Bebegig Sukamantri Sebagai Warisan Kesenian Budaya
Kesenian bebegig masih ada dan bertahan di Desa Campaka, Kecamatan Sukamantri. Desa tersebut juga menjadi tempat pembuatan bebegig secara keseluruhan. Selain itu, Bebegig Sukamantri ini dipentaskan oleh Grup Seni Baladdewa.
Secara umum, berat Bebegig Sukamantri yaitu berkisar 25-40 kilogram. Penampilan kesenian Bebegig Sukamantri ditarikan oleh beberapa orang yang menggunakan topeng seram serta menari diiringi musik tradisimengikuti irama, sembari mengayun ayunkan sejata tajam berupa golok.
Pertunjukan kesenian Bebegig selalu berlangsung meriah. Ini disebabkan dengan penampilan gerakan atau tarian serta musik tradisi dan didukung oleh antusiasme warga yang ingin menyaksikan topeng menyeramkan itu menari-nari.

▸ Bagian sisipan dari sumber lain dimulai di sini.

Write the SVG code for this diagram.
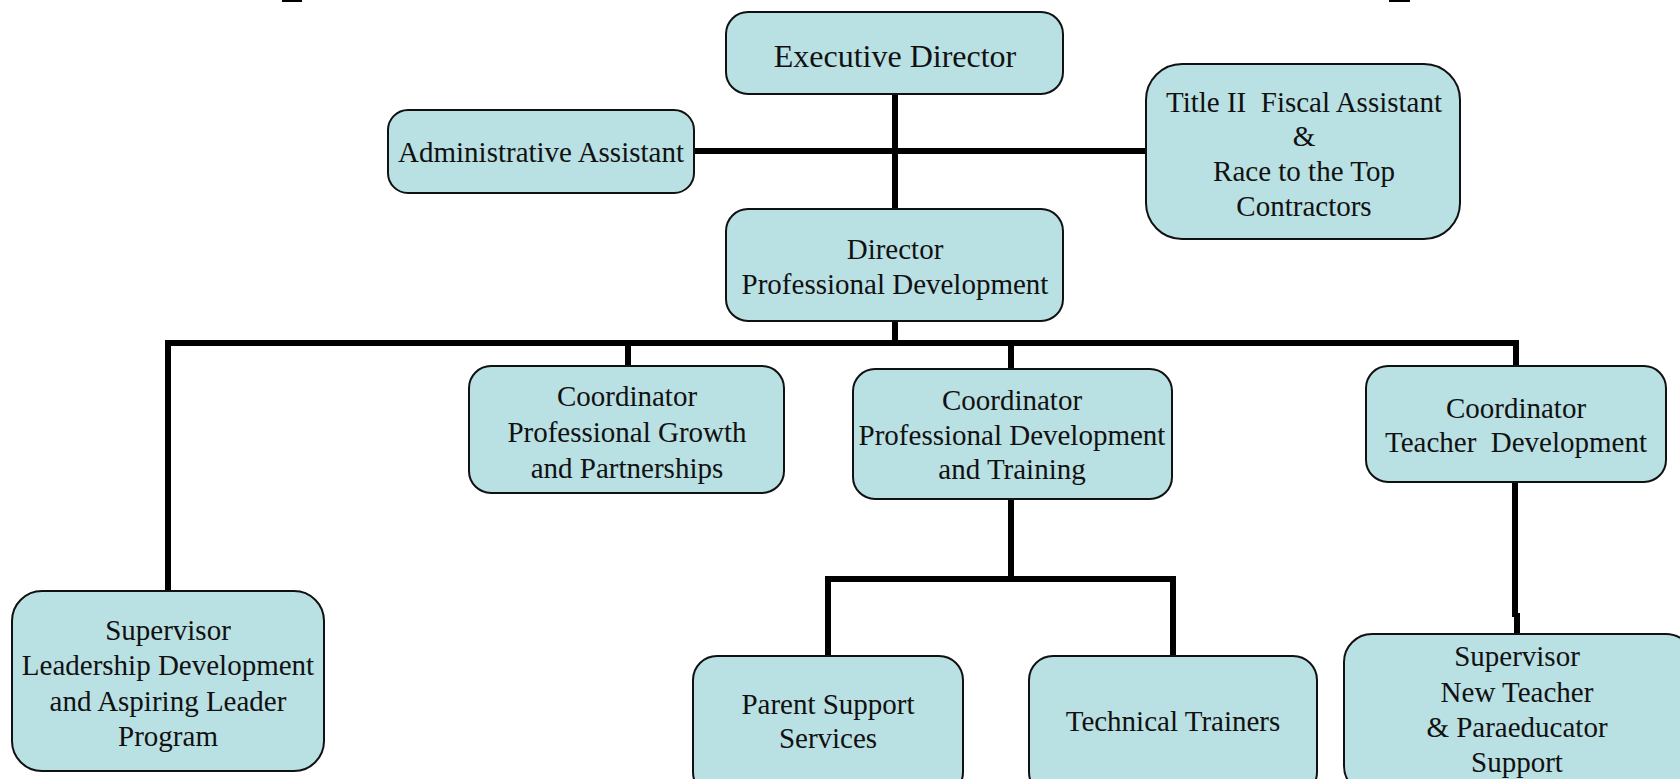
<svg xmlns="http://www.w3.org/2000/svg" width="1680" height="779" viewBox="0 0 1680 779">
<style>
.box{fill:#b9e0e3;stroke:#111;stroke-width:2}
.t{font-family:"Liberation Serif","Times New Roman",serif;font-size:29px;fill:#111;text-anchor:middle}
.big{font-size:32px}
.c{stroke:#000;stroke-width:6;fill:none;stroke-linecap:butt}
</style>
<rect width="1680" height="779" fill="#fff"/>
<rect x="282" y="0" width="20" height="2" fill="#000"/>
<rect x="1389" y="0" width="21" height="2" fill="#000"/>
<g id="connectors">
<line class="c" x1="694" y1="151" x2="1146" y2="151"/>
<line class="c" x1="895" y1="94" x2="895" y2="209"/>
<line class="c" x1="895" y1="321" x2="895" y2="343"/>
<polyline class="c" points="168,591 168,343 1516,343 1516,366"/>
<line class="c" x1="628" y1="343" x2="628" y2="366"/>
<line class="c" x1="1011" y1="343" x2="1011" y2="369"/>
<line class="c" x1="1011" y1="499" x2="1011" y2="579"/>
<polyline class="c" points="828,656 828,579 1173,579 1173,656"/>
<line class="c" x1="1515" y1="482" x2="1515" y2="617"/>
<line class="c" x1="1517" y1="613" x2="1517" y2="634"/>
</g>
<g id="exec"><rect class="box" x="726" y="12" width="337" height="82" rx="22"/><text class="t big" x="895" y="67">Executive Director</text></g>
<g id="admin"><rect class="box" x="388" y="110" width="306" height="83" rx="20"/><text class="t" x="541" y="162">Administrative Assistant</text></g>
<g id="title2"><rect class="box" x="1146" y="64" width="314" height="175" rx="36"/>
<text class="t" x="1304" y="112" xml:space="preserve">Title II  Fiscal Assistant</text>
<text class="t" x="1304" y="146">&amp;</text>
<text class="t" x="1304" y="181">Race to the Top</text>
<text class="t" x="1304" y="216">Contractors</text></g>
<g id="director"><rect class="box" x="726" y="209" width="337" height="112" rx="22"/>
<text class="t" x="895" y="259">Director</text>
<text class="t" x="895" y="294">Professional Development</text></g>
<g id="coord-pgp"><rect class="box" x="469" y="366" width="315" height="127" rx="22"/>
<text class="t" x="627" y="406">Coordinator</text>
<text class="t" x="627" y="442">Professional Growth</text>
<text class="t" x="627" y="478">and Partnerships</text></g>
<g id="coord-pdt"><rect class="box" x="853" y="369" width="319" height="130" rx="22"/>
<text class="t" x="1012" y="410">Coordinator</text>
<text class="t" x="1012" y="445">Professional Development</text>
<text class="t" x="1012" y="479">and Training</text></g>
<g id="coord-td"><rect class="box" x="1366" y="366" width="300" height="116" rx="22"/>
<text class="t" x="1516" y="418">Coordinator</text>
<text class="t" x="1516" y="452" xml:space="preserve">Teacher  Development</text></g>
<g id="sup-lead"><rect class="box" x="12" y="591" width="312" height="180" rx="30"/>
<text class="t" x="168" y="640">Supervisor</text>
<text class="t" x="168" y="675">Leadership Development</text>
<text class="t" x="168" y="711">and Aspiring Leader</text>
<text class="t" x="168" y="746">Program</text></g>
<g id="parent"><rect class="box" x="693" y="656" width="270" height="140" rx="24"/>
<text class="t" x="828" y="714">Parent Support</text>
<text class="t" x="828" y="748">Services</text></g>
<g id="tech"><rect class="box" x="1029" y="656" width="288" height="140" rx="24"/>
<text class="t" x="1173" y="731">Technical Trainers</text></g>
<g id="sup-nt"><rect class="box" x="1344" y="634" width="350" height="160" rx="28"/>
<text class="t" x="1517" y="666">Supervisor</text>
<text class="t" x="1517" y="702">New Teacher</text>
<text class="t" x="1517" y="737">&amp; Paraeducator</text>
<text class="t" x="1517" y="772">Support</text></g>
</svg>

Selain rupanya yang seram, ternyata Bebegig Sukamantri memiliki fungsi sosial. Kesenian ini melambangkan persatuan dan kesatuan dalam menjaga dan melestarikan dan mengembangkan potensi daerah serta menumbuhkan rasa bangga terhadap jati diri kepribadian budaya lokal daerah.